◆ **Exercise task**
Word for word, extract the first line of the records below and each line after it, up to and including the line with "import pandas as pd". Pictures are left out.

◆ **Data to process**
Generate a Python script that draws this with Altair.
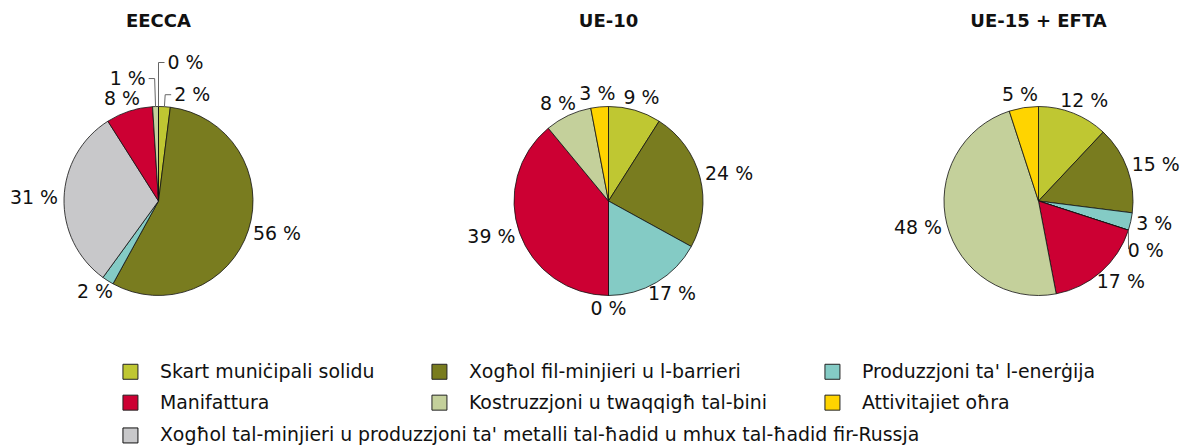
import altair as alt
import pandas as pd

# ---------------- data ----------------
regions = ["EECCA", "UE-10", "UE-15 + EFTA"]
categories = [
    "Skart muniċipali solidu",
    "Xogħol fil-minjieri u l-barrieri",
    "Produzzjoni ta' l-enerġija",
    "Xogħol tal-minjieri u produzzjoni ta' metalli tal-ħadid u mhux tal-ħadid fir-Russja",
    "Manifattura",
    "Kostruzzjoni u twaqqigħ tal-bini",
    "Attivitajiet oħra",
]
values_eecca = [2, 56, 2, 31, 8, 1, 0]
values_ue10 = [9, 24, 17, 0, 39, 8, 3]
values_ue15 = [12, 15, 3, 0, 17, 48, 5]
legend_order = [categories[i] for i in (0, 1, 2, 4, 5, 6, 3)]
legend_colors = ["#BFC732", "#797C1F", "#84CBC5", "#CC0033", "#C4D09B", "#FFD400", "#C8C8CA"]

rows = []
for reg, vals in zip(regions, [values_eecca, values_ue10, values_ue15]):
    for i, (c, v) in enumerate(zip(categories, vals)):
        rows.append({"region": reg, "cat": c, "cat2": c, "value": v, "idx": i})
df = pd.DataFrame(rows)

# ---------------- layout ----------------
R = 94.5
H = 334
widths = [301, 599, 261]
FONT = "DejaVu Sans"
LBL = 18.9

fill_scale = alt.Scale(domain=legend_order, range=legend_colors)
# different domain order so the stroke legend is kept separate from the fill legend
stroke_scale = alt.Scale(domain=categories, range=["#111111"] * len(categories))

legend_a = alt.Legend(
    values=legend_order[:6], orient="none", legendX=113, legendY=328, columns=3,
    direction="horizontal",
    title=None, symbolType="square", symbolSize=225, symbolStrokeColor="#222222",
    symbolStrokeWidth=1, labelFont=FONT, labelFontSize=LBL, labelColor="#111111",
    labelLimit=1000, labelOffset=20, columnPadding=54, rowPadding=10.2, padding=0,
)
legend_b = alt.Legend(
    values=[categories[3]], orient="none", legendX=113, legendY=392,
    title=None, symbolType="square", symbolSize=225, symbolFillColor="#C8C8CA",
    symbolStrokeWidth=1, labelFont=FONT, labelFontSize=LBL, labelColor="#111111",
    labelLimit=1000, labelOffset=20, padding=0,
)


def pie(region, W):
    xs = alt.Scale(domain=[-W / 2, W / 2], zero=False, nice=False)
    ys = alt.Scale(domain=[-H / 2, H / 2], zero=False, nice=False)
    base = (
        alt.Chart(df)
        .transform_filter(alt.datum.region == region)
        .transform_joinaggregate(total="sum(value)")
        .transform_window(cum="sum(value)", sort=[alt.SortField("idx")], frame=[None, 0])
        .transform_calculate(th="(datum.cum - datum.value/2)/datum.total*2*PI")
        .transform_calculate(ths="datum.th > PI ? datum.th - 2*PI : datum.th")
        .transform_window(window=[{"op": "lag", "field": "ths", "as": "prevth"}],
                          sort=[alt.SortField("ths")])
        .transform_calculate(
            newc="isValid(datum.prevth) && (datum.ths - datum.prevth) < 0.175 ? 0 : 1")
        .transform_window(cid="sum(newc)", sort=[alt.SortField("ths")], frame=[None, 0])
        .transform_window(window=[{"op": "row_number", "as": "rn"}], groupby=["cid"],
                          sort=[alt.SortField("value", order="descending"), alt.SortField("ths")])
        .transform_joinaggregate(csize="count()", cm="mean(ths)", groupby=["cid"])
        .transform_calculate(
            lvl="datum.rn - 1",
            s="sin(datum.th)",
            c="cos(datum.th)",
            label="datum.value + ' %'",
        )
        .transform_calculate(
            elbow="datum.csize > 1 && abs(datum.s) < 0.5",
            w="12.0*(length(datum.label) - 2) + 24",
            tdir="datum.ths >= datum.cm ? 1 : -1",
        )
        .transform_calculate(
            side="datum.elbow ? (datum.lvl % 2 == 0 ? 1 : -1) : (datum.s >= 0 ? 1 : -1)",
            r1=f"datum.elbow ? {R} + 12 + 16*datum.lvl : {R} + 6",
            sh="datum.elbow ? 0 : 18*datum.lvl*datum.tdir",
        )
        .transform_calculate(
            p0x=f"{R}*datum.s",
            p0y=f"{R}*datum.c",
            p1x="datum.r1*datum.s + datum.sh*datum.c",
            p1y="datum.r1*datum.c - datum.sh*datum.s",
        )
        .transform_calculate(
            p2x="datum.elbow ? datum.p1x + 6*datum.side : datum.p1x",
            p2y="datum.p1y",
        )
        .transform_calculate(
            lx="datum.elbow ? datum.p2x + datum.side*(3 + datum.w/2) : datum.p1x + datum.w/2*datum.s",
            ly="datum.elbow ? datum.p2y : datum.p1y + 7*datum.c",
            lead="datum.elbow || datum.lvl > 0",
        )
    )
    arcs = base.mark_arc(radius=R, strokeWidth=0.8).encode(
        theta=alt.Theta("value:Q", stack=True),
        order=alt.Order("idx:Q"),
        fill=alt.Fill("cat:N", scale=fill_scale, legend=legend_a),
        stroke=alt.Stroke("cat2:N", scale=stroke_scale, legend=legend_b),
    )
    lead1 = base.transform_filter("datum.lead").mark_rule(color="#666666", strokeWidth=1).encode(
        x=alt.X("p0x:Q", scale=xs, axis=None),
        y=alt.Y("p0y:Q", scale=ys, axis=None),
        x2="p1x:Q",
        y2="p1y:Q",
    )
    lead2 = base.transform_filter("datum.elbow").mark_rule(color="#666666", strokeWidth=1).encode(
        x=alt.X("p1x:Q", scale=xs, axis=None),
        y=alt.Y("p1y:Q", scale=ys, axis=None),
        x2="p2x:Q",
        y2="p2y:Q",
    )
    labels = base.mark_text(font=FONT, fontSize=LBL, color="#111111",
                            align="center", baseline="middle").encode(
        x=alt.X("lx:Q", scale=xs, axis=None),
        y=alt.Y("ly:Q", scale=ys, axis=None),
        text="label:N",
    )
    return alt.layer(arcs, lead1, lead2, labels).properties(
        width=W, height=H,
        title=alt.TitleParams(region, font=FONT, fontSize=18, fontWeight="bold",
                              color="#111111", offset=3),
    )


chart = (
    alt.hconcat(*[pie(r, w) for r, w in zip(regions, widths)], spacing=0, bounds="flush")
    .resolve_scale(x="independent", y="independent", fill="shared", stroke="shared")
    .resolve_legend(fill="shared", stroke="shared")
    .properties(padding={"left": 0, "top": 5, "right": 0, "bottom": 0})
    .configure(font=FONT)
    .configure_view(stroke="transparent", strokeWidth=0)
)

chart.save("out.html", embed_options={"renderer": "svg", "actions": False})
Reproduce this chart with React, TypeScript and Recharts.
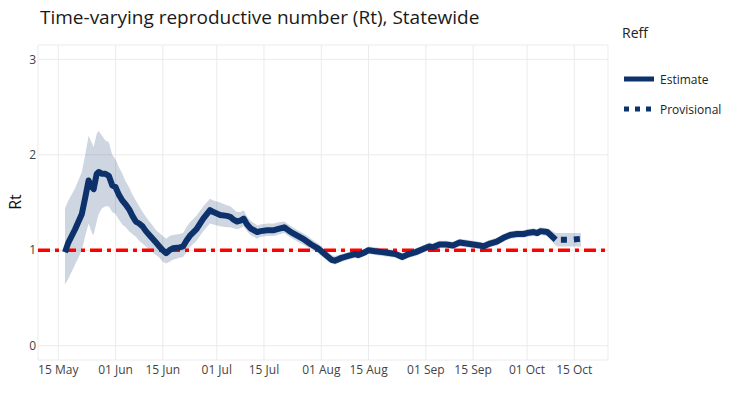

◆ **Written answer**
Generate a Python script that draws this with Altair.
import altair as alt
import pandas as pd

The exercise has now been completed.